Executive decision guidance: how to choose the right-fit platform
For CIOs and ERP selection committees, the most effective platform selection framework starts with operating model intent. If the enterprise wants aggressive standardization, lower infrastructure burden, and a common reporting model across plants, a modern SaaS ERP with strong manufacturing APIs and embedded analytics may be the best strategic fit. If the environment is highly specialized, regulated, or dependent on complex local execution patterns, a more flexible cloud or hybrid architecture may be operationally safer.
CFOs should focus on lifecycle economics and reporting trust, not just implementation price. COOs should prioritize plant adoption, exception handling, and the ability to compare performance across sites without manual reconciliation. Enterprise architects should evaluate extensibility boundaries, vendor lock-in exposure, and interoperability with MES, quality, maintenance, warehouse, and data platforms.

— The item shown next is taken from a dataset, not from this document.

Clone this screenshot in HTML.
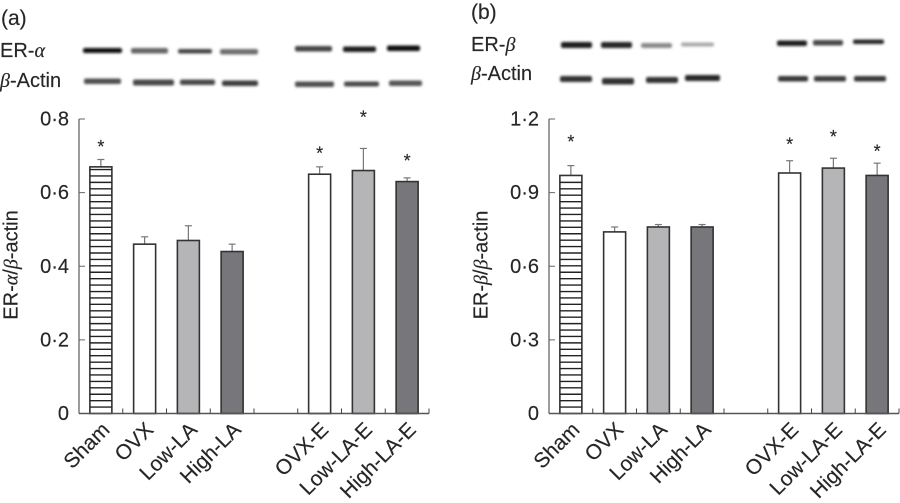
<!DOCTYPE html>
<html lang="en">
<head>
<meta charset="utf-8">
<title>ER-alpha and ER-beta western blots</title>
<style>
html,body{margin:0;padding:0;background:#fff;width:900px;height:503px;overflow:hidden}
svg{display:block}
text{font-family:"Liberation Sans",sans-serif;fill:#262626;stroke:#262626;stroke-width:0.15px}
.gr{font-family:"Liberation Serif",serif;font-style:italic}
</style>
</head>
<body>
<svg id="fig" width="900" height="503" viewBox="0 0 900 503" xmlns="http://www.w3.org/2000/svg">
<defs>
<filter id="blur" x="-20%" y="-200%" width="140%" height="500%"><feGaussianBlur stdDeviation="1.2"/></filter>
</defs>
<rect width="900" height="503" fill="#fff"/>

<text x="1" y="25" font-size="21">(a)</text>
<text x="0" y="57" font-size="20">ER-<tspan class="gr">α</tspan></text>
<text x="0" y="87" font-size="20"><tspan class="gr">β</tspan>-Actin</text>
<text x="471" y="19" font-size="21">(b)</text>
<text x="471" y="51" font-size="20">ER-<tspan class="gr">β</tspan></text>
<text x="471" y="80" font-size="20"><tspan class="gr">β</tspan>-Actin</text>

<g filter="url(#blur)">
<rect x="83" y="48" width="39" height="5" rx="2" fill="#111"/>
<rect x="131" y="48" width="37" height="5.5" rx="2" fill="#666"/>
<rect x="178" y="49" width="34" height="4.5" rx="2" fill="#444"/>
<rect x="220" y="49" width="38" height="5.5" rx="2" fill="#6e6e6e"/>
<rect x="295" y="46" width="37" height="5.5" rx="2" fill="#444"/>
<rect x="343" y="46.5" width="33" height="5.5" rx="2" fill="#1c1c1c"/>
<rect x="387" y="45.5" width="33" height="5.5" rx="2" fill="#111"/>
</g>
<g filter="url(#blur)">
<rect x="84" y="78.5" width="37" height="5.5" rx="2" fill="#505050"/>
<rect x="133" y="79.5" width="41" height="6" rx="2" fill="#4a4a4a"/>
<rect x="180" y="79.5" width="35" height="5.5" rx="2" fill="#4a4a4a"/>
<rect x="222" y="80.5" width="36" height="5.5" rx="2" fill="#3c3c3c"/>
<rect x="295" y="81.5" width="39" height="5.5" rx="2" fill="#505050"/>
<rect x="344" y="81.5" width="35" height="5" rx="2" fill="#484848"/>
<rect x="389" y="80.5" width="33" height="5.5" rx="2" fill="#555"/>
</g>
<g filter="url(#blur)">
<rect x="561" y="42" width="31" height="6" rx="2" fill="#1a1a1a"/>
<rect x="601" y="42" width="31" height="6" rx="2" fill="#282828"/>
<rect x="641" y="43" width="31" height="5" rx="2" fill="#8a8a8a"/>
<rect x="681" y="42.5" width="33" height="4" rx="2" fill="#a8a8a8"/>
<rect x="777" y="40.5" width="30" height="5.5" rx="2" fill="#1c1c1c"/>
<rect x="813" y="40" width="30" height="5.5" rx="2" fill="#484848"/>
<rect x="853" y="39.5" width="31" height="4.5" rx="2" fill="#282828"/>
</g>
<g filter="url(#blur)">
<rect x="560" y="76" width="32" height="6" rx="2" fill="#303030"/>
<rect x="602" y="78" width="32" height="6.5" rx="2" fill="#303030"/>
<rect x="646" y="77" width="32" height="6" rx="2" fill="#303030"/>
<rect x="685" y="75" width="35" height="6" rx="2" fill="#282828"/>
<rect x="778" y="76" width="30" height="5.5" rx="2" fill="#383838"/>
<rect x="814" y="76" width="32" height="5.5" rx="2" fill="#3c3c3c"/>
<rect x="854" y="76" width="32" height="5.5" rx="2" fill="#383838"/>
</g>

<text transform="translate(17.5,265) rotate(-90)" text-anchor="middle" font-size="20">ER-<tspan class="gr">α</tspan>/<tspan class="gr">β</tspan>-actin</text>
<text transform="translate(487.5,265) rotate(-90)" text-anchor="middle" font-size="20">ER-<tspan class="gr">β</tspan>/<tspan class="gr">β</tspan>-actin</text>
</svg>

<script>
const categories = ['Sham', 'OVX', 'Low-LA', 'High-LA', 'OVX-E', 'Low-LA-E', 'High-LA-E'];
const categorySlots = [0, 1, 2, 3, 5, 6, 7];
const fillStyles = ['hatch', '#ffffff', '#b5b5b8', '#77777b', '#ffffff', '#b5b5b8', '#77777b'];

const alphaValues = [0.67, 0.46, 0.47, 0.44, 0.65, 0.66, 0.63];
const alphaErrors = [0.02, 0.02, 0.04, 0.02, 0.02, 0.06, 0.01];
const alphaStarLevels = [0.738, null, null, null, 0.72, 0.818, 0.70];
const alphaTicks = ['0', '0·2', '0·4', '0·6', '0·8'];
const alphaTickValues = [0, 0.2, 0.4, 0.6, 0.8];

const betaValues = [0.97, 0.74, 0.76, 0.76, 0.98, 1.0, 0.97];
const betaErrors = [0.04, 0.02, 0.01, 0.01, 0.05, 0.04, 0.05];
const betaStarLevels = [1.127, null, null, null, 1.117, 1.147, 1.087];
const betaTicks = ['0', '0·3', '0·6', '0·9', '1·2'];
const betaTickValues = [0, 0.3, 0.6, 0.9, 1.2];

const svg = document.getElementById('fig');
const NS = 'http://www.w3.org/2000/svg';

function make(tag, attrs, parent) {
  const el = document.createElementNS(NS, tag);
  for (const k in attrs) el.setAttribute(k, attrs[k]);
  parent.appendChild(el);
  return el;
}

function drawPanel(originX, maxValue, values, errors, stars, tickLabels, tickValues, prefix) {
  const top = 119, base = 413.5, slotW = 43.75, barW = 22;
  const yScale = v => base - (v / maxValue) * (base - top);
  const xScale = s => originX + slotW * (s + 0.5);

  const g = make('g', {}, svg);
  
  

  categories.forEach((cat, i) => {
    const cx = xScale(categorySlots[i]);
    const yTop = yScale(values[i]);
    const yErr = yScale(values[i] + errors[i]);

    const errLine = make('line', {x1: cx, x2: cx, y1: yTop, y2: yErr, stroke: '#777', 'stroke-width': 1.2}, g);
    
    
    const errCap = make('line', {x1: cx - 3.5, x2: cx + 3.5, y1: yErr, y2: yErr, stroke: '#777', 'stroke-width': 1.2}, g);
    
    

    const hatch = fillStyles[i] === 'hatch';
    const bar = make('rect', {
      x: cx - barW / 2, y: yTop, width: barW, height: base - yTop,
      fill: hatch ? '#ffffff' : fillStyles[i], stroke: '#333', 'stroke-width': 1.6
    }, g);
    
    

    if (hatch) {
      for (let y = base - 6.42; y > yTop + 2; y -= 6.42) {
        const hl = make('line', {x1: cx - barW / 2, x2: cx + barW / 2, y1: y, y2: y, stroke: '#222', 'stroke-width': 1.4}, g);
        
        
      }
    }

    if (stars[i] !== null) {
      const star = make('text', {x: cx, y: yScale(stars[i]) + 11, 'text-anchor': 'middle', 'font-size': 18}, g);
      star.textContent = '*';
      
      
    }

    const lx = cx + 10, ly = 431;
    const lab = make('text', {transform: 'translate(' + lx + ',' + ly + ') rotate(-45)', 'text-anchor': 'end', 'font-size': 21}, g);
    lab.textContent = cat;
    
    
  });

  const yAxis = make('line', {x1: originX, x2: originX, y1: top, y2: base, stroke: '#666', 'stroke-width': 1.3}, g);
  
  
  const xAxis = make('line', {x1: originX, x2: originX + slotW * 8, y1: base, y2: base, stroke: '#555', 'stroke-width': 1.5}, g);
  
  

  for (let k = 1; k <= 8; k++) {
    const tx = originX + slotW * k;
    const xt = make('line', {x1: tx, x2: tx, y1: base, y2: base - 5, stroke: '#444', 'stroke-width': 1}, g);
    
    
  }

  tickValues.forEach((v, i) => {
    const ty = yScale(v);
    if (v !== 0) {
      const yt = make('line', {x1: originX, x2: originX + 6, y1: ty, y2: ty, stroke: '#666', 'stroke-width': 1}, g);
      
      
    }
    const tl = make('text', {x: originX - 10, y: ty + 6.5, 'text-anchor': 'end', 'font-size': 20}, g);
    tl.textContent = tickLabels[i];
    
    
  });
}

drawPanel(79, 0.8, alphaValues, alphaErrors, alphaStarLevels, alphaTicks, alphaTickValues, 'er-alpha');
drawPanel(549, 1.2, betaValues, betaErrors, betaStarLevels, betaTicks, betaTickValues, 'er-beta');
</script>
</body>
</html>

The strongest recommendation is to avoid selecting ERP in isolation from MES and reporting strategy. Manufacturing enterprises should score platforms against end-to-end operational fit: how data moves, how decisions are made, how exceptions are managed, and how the architecture evolves over five to ten years. That is the difference between a software purchase and a modernization strategy.
Final assessment
A manufacturing ERP comparison for MES integration and reporting needs should be treated as a strategic technology evaluation, not a module checklist. The right platform is the one that can connect plant execution with enterprise control, support trusted reporting, scale across sites, and maintain governance as the business evolves. In most cases, the winning architecture is not the one with the most features. It is the one with the clearest operational fit, the strongest interoperability model, and the most sustainable path to modernization.